Core features and how to use them
- Hidden attribute management: Toggle file system attributes (hidden, system) programmatically or via GUI. Use role-based controls to prevent unauthorized changes.
- Access control enforcement: Integrates with NTFS ACLs to combine visibility flags with access permissions. Always audit both attribute changes and ACL modifications.
- Audit logging and tamper alerts: Centralize logs to an SIEM; configure alerts on attribute changes for high-value directories. Ensure logs include user, process, timestamp, and source host.

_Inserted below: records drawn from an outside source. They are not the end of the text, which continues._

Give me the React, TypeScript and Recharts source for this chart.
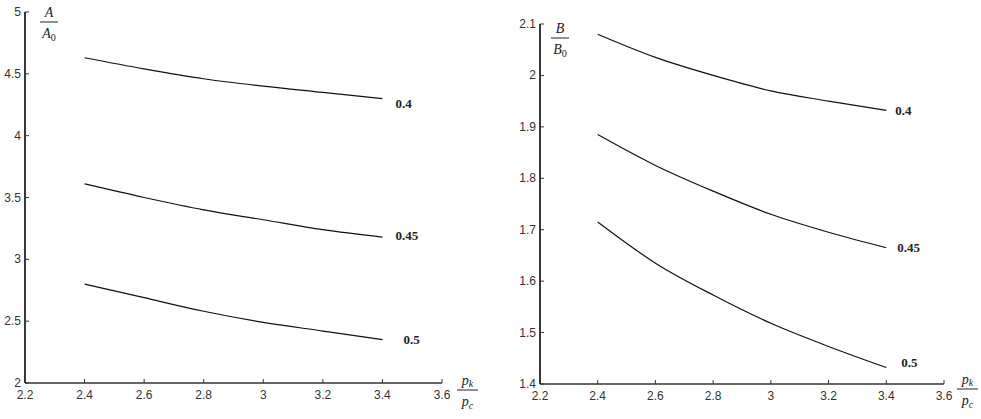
import { LineChart, Line, XAxis, YAxis } from 'recharts';

// x = pk / pc
const xs = [2.4, 2.6, 2.8, 3.0, 3.2, 3.4];
const xTicks = [2.2, 2.4, 2.6, 2.8, 3, 3.2, 3.4, 3.6];

// left panel: A / A0
const aTicks = [2, 2.5, 3, 3.5, 4, 4.5, 5];
const a040 = [4.63, 4.54, 4.46, 4.40, 4.35, 4.30];
const a045 = [3.61, 3.50, 3.40, 3.32, 3.24, 3.18];
const a050 = [2.80, 2.69, 2.58, 2.49, 2.42, 2.35];

// right panel: B / B0
const bTicks = [1.4, 1.5, 1.6, 1.7, 1.8, 1.9, 2, 2.1];
const b040 = [2.08, 2.035, 2.0, 1.97, 1.95, 1.932];
const b045 = [1.885, 1.825, 1.775, 1.73, 1.695, 1.665];
const b050 = [1.715, 1.635, 1.573, 1.518, 1.473, 1.432];

const seriesNames = ['0.4', '0.45', '0.5'];

const INK = '#111';
const TICK_FONT = 'Liberation Sans, Arial, sans-serif';
const SERIF = 'Liberation Serif, Times New Roman, serif';

function rows(a: number[], b: number[], c: number[]) {
  return xs.map((x, i) => ({ x, s0: a[i], s1: b[i], s2: c[i] }));
}

function XTick(props: any) {
  const { x, y, payload } = props;
  return (
    <g>
      <line x1={x} x2={x} y1={y} y2={y - 4} stroke="#333" strokeWidth={1} />
      <text x={x} y={y + 16} textAnchor="middle" fontSize={12} fontFamily={TICK_FONT} fill="#333">
        {String(payload.value)}
      </text>
    </g>
  );
}

function YTick(props: any) {
  const { x, y, payload } = props;
  return (
    <g>
      <line x1={x} x2={x + 4} y1={y} y2={y} stroke="#333" strokeWidth={1} />
      <text x={x - 4} y={y + 4} textAnchor="end" fontSize={12} fontFamily={TICK_FONT} fill="#333">
        {String(payload.value)}
      </text>
    </g>
  );
}

// label printed right after the last point of each curve
function endLabel(name: string, dx: number, dy: number) {
  return (p: any) => {
    if (p.index !== xs.length - 1) return <g key={p.index} />;
    return (
      <text key={p.index} x={p.x + dx} y={p.y + dy} fontSize={13} fontWeight={600}
            fontFamily={SERIF} fill="#222">
        {name}
      </text>
    );
  };
}

function Panel(props: {
  data: any[]; ticks: number[]; domain: [number, number];
  width: number; yWidth: number; right: number; top: number; bottom: number;
  offsets: [number, number][];
}) {
  const { data, ticks, domain, width, yWidth, right, top, bottom, offsets } = props;
  return (
    <LineChart width={width} height={419} data={data} margin={{ top, right, left: 0, bottom: 0 }}>
      <XAxis type="number" dataKey="x" domain={[2.2, 3.6]} ticks={xTicks} height={bottom}
             tickSize={0} tickMargin={0} tickLine={false} tick={<XTick />}
             axisLine={{ stroke: '#333', strokeWidth: 1.5 }} allowDataOverflow />
      <YAxis type="number" domain={domain} ticks={ticks} width={yWidth}
             tickSize={0} tickMargin={0} tickLine={false} tick={<YTick />}
             axisLine={{ stroke: '#222', strokeWidth: 1.8 }} allowDataOverflow />
      {['s0', 's1', 's2'].map((k, i) => (
        <Line key={k} type="monotone" dataKey={k} stroke={INK} strokeWidth={1.2} dot={false}
              isAnimationActive={false}
              label={endLabel(seriesNames[i], offsets[i][0], offsets[i][1])} />
      ))}
    </LineChart>
  );
}

// italic fraction title, e.g. A over A0 or pk over pc
function Frac(props: { x: number; y: number; top: string; bottom: string; topSub?: string; sub: string; w: number; italicSub?: boolean }) {
  const { x, y, top, bottom, topSub, sub, w, italicSub } = props;
  const subStyle = italicSub ? 'italic' : 'normal';
  return (
    <g fontFamily={SERIF} fontStyle="italic" fontSize={14} fill="#222">
      <text x={x + w / 2} y={y} textAnchor="middle">
        {top}
        {topSub ? <tspan fontSize={10} dy={2} fontStyle={subStyle}>{topSub}</tspan> : null}
      </text>
      <line x1={x} x2={x + w} y1={y + 5} y2={y + 5} stroke="#222" strokeWidth={1} />
      <text x={x + w / 2} y={y + 21} textAnchor="middle">
        {bottom}
        <tspan fontSize={10} dy={3} fontStyle={subStyle}>{sub}</tspan>
      </text>
    </g>
  );
}

export default function App() {
  return (
    <div style={{ position: 'absolute', left: 0, top: 0, width: 981, height: 419, background: '#fff' }}>
      <div style={{ position: 'absolute', left: 0, top: 0 }}>
        <Panel data={rows(a040, a045, a050)} ticks={aTicks} domain={[2, 5]}
               width={490} yWidth={25} right={48} top={12} bottom={36}
               offsets={[[13, 9], [13, 3], [21, 4]]} />
      </div>
      <div style={{ position: 'absolute', left: 490, top: 0 }}>
        <Panel data={rows(b040, b045, b050)} ticks={bTicks} domain={[1.4, 2.1]}
               width={491} yWidth={50} right={37} top={24} bottom={35}
               offsets={[[9, 5], [11, 4], [15, -1]]} />
      </div>
      <svg width={981} height={419} style={{ position: 'absolute', left: 0, top: 0, pointerEvents: 'none' }}>
        <Frac x={40} y={17} top="A" bottom="A" sub="0" w={18} />
        <Frac x={551} y={33} top="B" bottom="B" sub="0" w={18} />
        <Frac x={457} y={385} top="p" topSub="k" bottom="p" sub="c" w={21} italicSub />
        <Frac x={957} y={384} top="p" topSub="k" bottom="p" sub="c" w={21} italicSub />
      </svg>
    </div>
  );
}
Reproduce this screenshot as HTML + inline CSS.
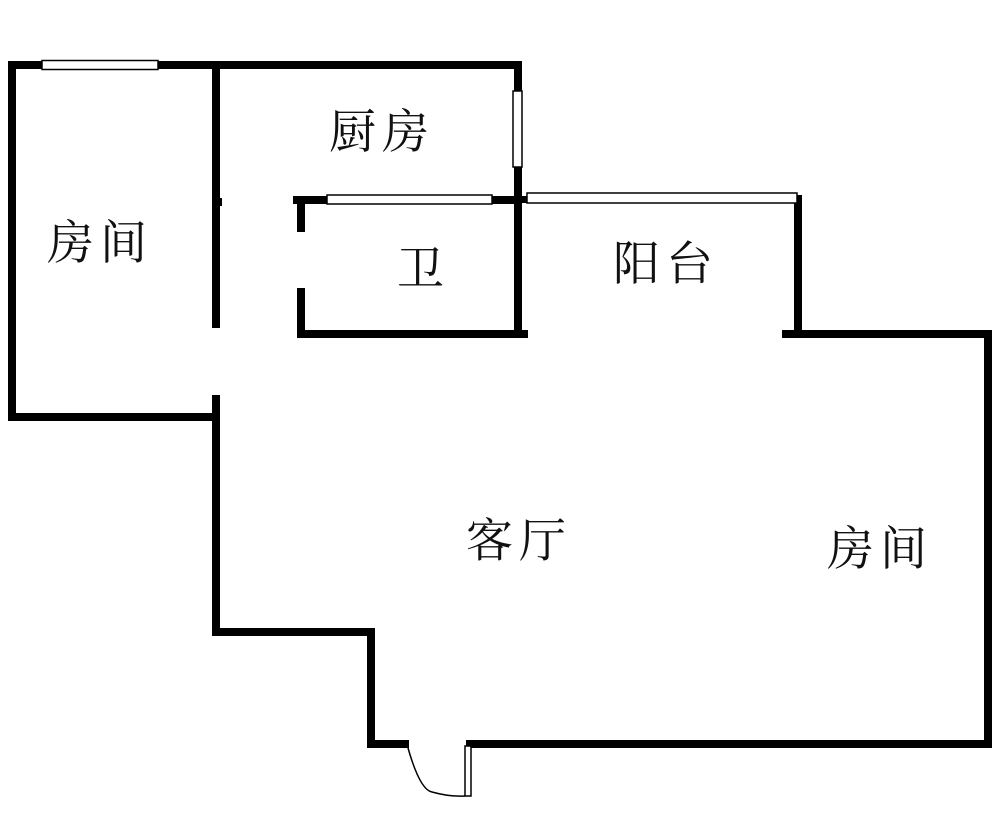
<!DOCTYPE html>
<html><head><meta charset="utf-8"><style>
html,body{margin:0;padding:0;background:#fff;}
svg{display:block;}
text{font-family:"Liberation Serif","Noto Serif CJK SC","Noto Sans CJK SC",serif;font-size:47px;letter-spacing:6px;fill:#111;}
</style></head><body>
<svg width="1000" height="815" viewBox="0 0 1000 815" xmlns="http://www.w3.org/2000/svg">
<g fill="#000">
<rect x="8" y="61" width="8" height="360"/>
<rect x="8" y="61" width="514" height="8"/>
<rect x="8" y="413" width="212" height="8"/>
<rect x="212" y="61" width="8" height="267"/>
<rect x="212" y="198" width="10" height="8"/>
<rect x="514" y="61" width="8" height="277"/>
<rect x="293" y="196" width="229" height="8"/>
<rect x="297" y="196" width="8" height="36"/>
<rect x="297" y="288" width="8" height="50"/>
<rect x="297" y="330" width="231" height="8"/>
<rect x="522" y="196" width="10" height="7"/>
<rect x="794" y="195" width="8" height="143"/>
<rect x="782" y="330" width="210" height="8"/>
<rect x="984" y="330" width="8" height="418"/>
<rect x="466" y="740" width="526" height="8"/>
<rect x="212" y="395" width="8" height="241"/>
<rect x="212" y="628" width="163" height="8"/>
<rect x="367" y="628" width="8" height="120"/>
<rect x="367" y="740" width="42" height="8"/>
</g>
<g fill="#fff" stroke="#000" stroke-width="1.5">
<rect x="42" y="60.5" width="116" height="9"/>
<rect x="513" y="91" width="9" height="76"/>
<rect x="327" y="195" width="165" height="9"/>
<rect x="527" y="193" width="270" height="10"/>
</g>
<rect x="465" y="746" width="6" height="50" fill="#fff" stroke="#000" stroke-width="1.5"/>
<path d="M408 748 Q420 790 432 792 Q450 797 465 796" fill="none" stroke="#000" stroke-width="1.5"/>
<text x="47" y="259">房间</text>
<text x="329" y="148">厨房</text>
<text x="397" y="285">卫</text>
<text x="613" y="280">阳台</text>
<text x="466" y="557">客厅</text>
<text x="827" y="565">房间</text>
</svg>
</body></html>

- Scheduled scanning: Set scans for critical directories (e.g., C:\\ProgramData, user profiles, application data) at low-usage windows. Use differential scans to reduce noise.
- Exclusion and policy templates: Apply templates to avoid hiding OS-managed files or vendor-updated components; maintain an allowlist and denylist for file types and paths.
Deployment strategies
- Small environments (≤100 endpoints): Use a single management server with agent push via Group Policy or an endpoint management tool. Keep configuration consistent using a single baseline policy per role.
- Enterprise (100+ endpoints): Deploy multiple management nodes with load balancing and region-specific policies. Integrate with existing MDM/endpoint security platforms and use role-separated admin accounts.
- Cloud and hybrid: Treat cloud VMs as separate endpoints; ensure network segmentation and encrypted communication between agents and management servers.
Integration with security stack
- SIEM: Forward audit logs and alerts to SIEM. Create correlation rules for attribute changes combined with privilege escalation, new service installs, or unusual network connections.
- EDR: Configure EDR playbooks to investigate processes performing attribute changes and isolate hosts when suspicious patterns emerge.